Declaration of Interest

The authors have no conflicts of interest to declare.

Figures

Figure 1:
Figure 1:
ACE2-mediated SARS-CoV-2 viral entry via the membrane fusion pathway. SARS-CoV-2-spike binds to ACE2 on the target cell surface (step A), after which furin cleaves SARS-CoV-2-spike at the S1/S2 boundary (step B). Furin may also cleave the spike protein at the S1/S2 boundary during viral production, prior to virus release into the extracellular space. TMPRSS2 cleaves the S2 protein at the S2’ site (step C), which allows the insertion of hydrophobic amino acid residues in the activated S2 subunit into the plasma membrane (step D), facilitating membrane fusion between the viral envelope and the host cell plasma membrane (step E).
Figure 2:
Figure 2:
Potential involvement of SARS-CoV-2 entry factors in islet endocrine cells under conditions of high or low ACE2 expression. ACE2 serves as the predominant SARS-CoV-2 receptor when its levels are sufficiently high for viral entry, and/or its expression is induced by pro-inflammatory cytokines.
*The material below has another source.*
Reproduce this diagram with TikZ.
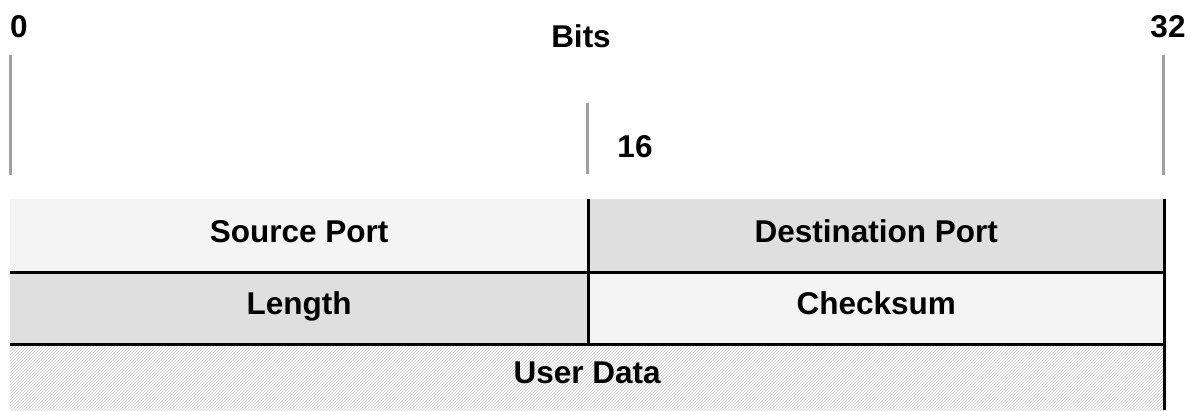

Under these circumstances, cofactors/co-receptors assist ACE2, and co-receptors further allow viral entry. If ACE2 levels are too low to permit SARS-CoV-2 entry, alternative receptors facilitate viral entry, with assistance from cofactors/co-receptors.
Figure 3:
Figure 3:
Proposed roles for alternative receptors and mediators of viral entry into β cells based on studies in other cell types. (A) The mature virion binds to its host cell receptor, which may be CD147 (left), GRP78 (centre) or ACE2 (right). If the host cell receptor is ACE2, SARS-CoV-2-spike-ACE2 binding may be facilitated by GRP78 or HS/HSPG. ADAM17 may be involved in ACE2-mediated SARS-CoV-2 entry in several ways. On one hand, ADAM17 cleaves csACE2, releasing sACE2, which can impede SARS-CoV-2-receptor binding. On the other hand, ADAM17 can cleave and activate cytokines for release, which may upregulate viral entry mediators. On the whole, the net impact of ADAM17 on viral entry is unclear. (B) Before membrane fusion, the spike protein must be processed. After S1/S2 cleavage by furin (which can also occur during viral production), NRP1 can stabilise the SARS-Cov-2-S1-CendR motif to increase the rate of viral spike processing. S2’ cleavage may occur by another host protease in the absence of TMPRSS2. (C) Alternatively, rather than viral envelope-host cell membrane fusion, the SARS-CoV-2-receptor complex can be taken up via receptor-mediated endocytosis. CTSL in the endosome cleaves SARS-CoV-2-spike at a site distinct from the S1/S2 boundary and S2’ site. Viral entry is complete when the viral envelope fuses with the host cell surface membrane or endosomal membrane.
Figure 4:
Figure 4:
Hypothesized interaction of ACE2, ADAM17, CD147 and GRP78 under conditions of elevated pro-inflammatory cytokines and ER stress. In patients with COVID-19, pancreatic endocrine cells are bathed in cytokines derived from the circulation. This state (A) upregulates ACE2 gene expression and (B) ER stress, which causes (C) an increase in ADAM17 mRNA levels. (D) ER stress also increases GRP78 mRNA levels, mediated by CD147. The subsequent increase in GRP78 protein results in (E) missorting and translocation of GRP78 to the cell surface, where it may (F) act as an alternative receptor or ACE2 cofactor during SARS-CoV-2 entry. (G) GRP78 is also involved in ACE2 trafficking to the plasma membrane. Additionally, GRP78 (H) protects ADAM17 from inhibition, which allows ADAM17 to (I) cleave plasma membrane bound ACE2 at an increased rate, thereby elevating soluble ACE2 levels, which may (J) bind to the spike protein and inhibit SARS-CoV-2 entry. At the same time, (K) ER stress upregulates CD147. The consequent increase in CD147 at the cell surface can (L) increase CD147-mediated SARS-CoV-2 entry.